Sunday, February 13, 2011

Sedona Brand Catnip


People always find it odd when I tell them how I grew up on a cat nip farm in Arizona. I tell them that a cat nip farm is really no different than any other working farm, no different than a dairy farm nor a cattle ranch. No different than a farm that grows apples in orchards nor oranges in groves. It’s just that our farm specialized in a peculiar crop - cat nip.

Of course, cat nip isn’t peculiar to my family. The Gimbels have been slangin’ nip in the desert for four generations and other than a few acres of Dogwood my father planted in the North 40 many years ago, that’s all we grow.
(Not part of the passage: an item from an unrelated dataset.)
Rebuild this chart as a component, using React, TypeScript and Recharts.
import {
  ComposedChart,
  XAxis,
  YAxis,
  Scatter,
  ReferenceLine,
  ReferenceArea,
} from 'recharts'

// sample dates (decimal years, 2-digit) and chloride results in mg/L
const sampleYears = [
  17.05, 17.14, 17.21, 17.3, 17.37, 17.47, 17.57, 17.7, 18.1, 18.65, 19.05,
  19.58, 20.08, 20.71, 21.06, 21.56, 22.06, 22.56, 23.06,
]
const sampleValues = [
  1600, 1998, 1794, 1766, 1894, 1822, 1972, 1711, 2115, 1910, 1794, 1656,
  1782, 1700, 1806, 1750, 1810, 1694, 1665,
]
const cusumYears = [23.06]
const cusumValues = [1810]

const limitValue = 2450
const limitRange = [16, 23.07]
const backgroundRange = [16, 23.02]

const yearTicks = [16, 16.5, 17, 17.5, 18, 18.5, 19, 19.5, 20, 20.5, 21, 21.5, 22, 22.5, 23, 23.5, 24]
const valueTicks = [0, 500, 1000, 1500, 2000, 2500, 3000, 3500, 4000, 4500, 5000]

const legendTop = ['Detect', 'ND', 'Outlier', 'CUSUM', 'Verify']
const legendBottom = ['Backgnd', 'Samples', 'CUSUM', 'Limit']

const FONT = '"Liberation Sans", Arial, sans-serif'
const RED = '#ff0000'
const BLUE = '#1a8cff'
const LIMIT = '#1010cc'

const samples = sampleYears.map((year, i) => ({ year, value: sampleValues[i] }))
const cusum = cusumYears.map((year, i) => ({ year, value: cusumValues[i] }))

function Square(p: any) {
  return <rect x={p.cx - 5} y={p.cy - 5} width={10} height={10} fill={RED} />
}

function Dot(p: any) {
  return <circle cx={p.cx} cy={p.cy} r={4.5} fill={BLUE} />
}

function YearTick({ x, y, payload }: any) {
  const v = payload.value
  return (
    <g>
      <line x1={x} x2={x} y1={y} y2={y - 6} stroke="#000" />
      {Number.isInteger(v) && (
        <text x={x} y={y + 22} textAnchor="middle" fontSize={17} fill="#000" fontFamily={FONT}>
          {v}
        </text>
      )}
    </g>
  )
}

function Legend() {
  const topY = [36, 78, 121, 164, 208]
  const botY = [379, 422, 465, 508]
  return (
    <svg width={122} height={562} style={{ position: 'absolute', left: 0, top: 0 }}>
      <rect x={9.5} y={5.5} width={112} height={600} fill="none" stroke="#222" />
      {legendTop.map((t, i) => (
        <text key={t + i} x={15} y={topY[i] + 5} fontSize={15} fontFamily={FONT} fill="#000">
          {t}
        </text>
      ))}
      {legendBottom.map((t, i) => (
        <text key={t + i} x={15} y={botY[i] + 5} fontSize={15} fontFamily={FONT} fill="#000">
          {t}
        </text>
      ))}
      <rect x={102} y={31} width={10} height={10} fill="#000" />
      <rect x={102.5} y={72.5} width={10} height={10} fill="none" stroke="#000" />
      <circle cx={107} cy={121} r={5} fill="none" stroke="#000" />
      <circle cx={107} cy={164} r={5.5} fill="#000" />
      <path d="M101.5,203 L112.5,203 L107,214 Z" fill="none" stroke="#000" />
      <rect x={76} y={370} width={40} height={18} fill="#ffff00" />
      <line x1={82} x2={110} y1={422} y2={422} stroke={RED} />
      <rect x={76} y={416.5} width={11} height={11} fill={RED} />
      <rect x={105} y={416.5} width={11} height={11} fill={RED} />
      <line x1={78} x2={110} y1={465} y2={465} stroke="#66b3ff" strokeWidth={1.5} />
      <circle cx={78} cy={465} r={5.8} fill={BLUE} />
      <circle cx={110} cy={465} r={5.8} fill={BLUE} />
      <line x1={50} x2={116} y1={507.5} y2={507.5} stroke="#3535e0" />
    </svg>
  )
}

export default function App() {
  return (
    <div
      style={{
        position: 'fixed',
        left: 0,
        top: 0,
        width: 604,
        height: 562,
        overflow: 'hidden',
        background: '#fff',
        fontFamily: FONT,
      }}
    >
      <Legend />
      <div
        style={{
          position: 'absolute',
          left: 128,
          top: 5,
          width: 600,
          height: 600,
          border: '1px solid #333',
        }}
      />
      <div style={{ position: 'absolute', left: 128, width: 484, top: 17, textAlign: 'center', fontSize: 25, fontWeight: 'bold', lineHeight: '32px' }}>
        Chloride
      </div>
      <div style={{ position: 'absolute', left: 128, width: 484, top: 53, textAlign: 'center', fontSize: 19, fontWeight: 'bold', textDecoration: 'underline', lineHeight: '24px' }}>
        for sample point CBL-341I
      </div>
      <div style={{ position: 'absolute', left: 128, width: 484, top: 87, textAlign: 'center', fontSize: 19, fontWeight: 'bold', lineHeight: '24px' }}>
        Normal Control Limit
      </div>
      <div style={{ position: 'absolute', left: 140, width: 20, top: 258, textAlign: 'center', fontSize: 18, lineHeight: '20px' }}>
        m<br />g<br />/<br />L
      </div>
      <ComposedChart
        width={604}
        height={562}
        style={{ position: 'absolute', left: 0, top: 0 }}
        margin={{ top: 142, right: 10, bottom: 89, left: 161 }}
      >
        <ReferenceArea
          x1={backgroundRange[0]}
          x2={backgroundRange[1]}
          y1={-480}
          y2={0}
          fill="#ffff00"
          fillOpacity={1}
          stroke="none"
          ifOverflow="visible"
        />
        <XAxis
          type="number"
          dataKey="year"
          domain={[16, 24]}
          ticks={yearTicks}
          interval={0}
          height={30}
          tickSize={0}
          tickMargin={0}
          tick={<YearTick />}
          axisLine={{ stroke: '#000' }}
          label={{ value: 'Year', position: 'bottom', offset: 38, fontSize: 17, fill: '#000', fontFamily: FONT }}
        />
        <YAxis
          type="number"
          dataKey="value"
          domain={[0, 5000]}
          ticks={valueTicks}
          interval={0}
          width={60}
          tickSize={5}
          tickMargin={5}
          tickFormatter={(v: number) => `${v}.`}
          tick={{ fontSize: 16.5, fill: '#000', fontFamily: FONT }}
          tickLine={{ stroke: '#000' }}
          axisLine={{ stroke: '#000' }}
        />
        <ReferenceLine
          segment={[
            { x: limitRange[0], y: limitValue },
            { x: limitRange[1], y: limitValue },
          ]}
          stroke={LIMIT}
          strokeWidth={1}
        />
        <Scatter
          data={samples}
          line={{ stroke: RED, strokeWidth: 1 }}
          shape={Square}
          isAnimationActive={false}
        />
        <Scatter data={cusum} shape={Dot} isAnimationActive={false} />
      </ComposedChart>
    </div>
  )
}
The subsequent line of questioning is usually pointed at the pets we reared.

“Was it a household full of cats?”

The answer to that would be 'no'. My father was a 'dog' man through and through. Big dogs in fact; Alaskan malamutes. The Sonoran Desert is an odd backdrop for an Alaskan malamute. One wouldn’t expect to see such a canine. Large and majestic with bushy, white and black two-toned fur; all the defining characteristics of a great wolf there among the saguaros and sage brush. One of our malamutes, named Caleb, once killed a neighbor’s pit bull when the dog jumped our fence and threatened several of the area children that my mom babysat back then to make ends meet. Caleb grabbed the terrier by the back of the neck and shook the dog ‘til it went limp and its body flailed with the trajectory of the attack.

That, however, is a different story altogether.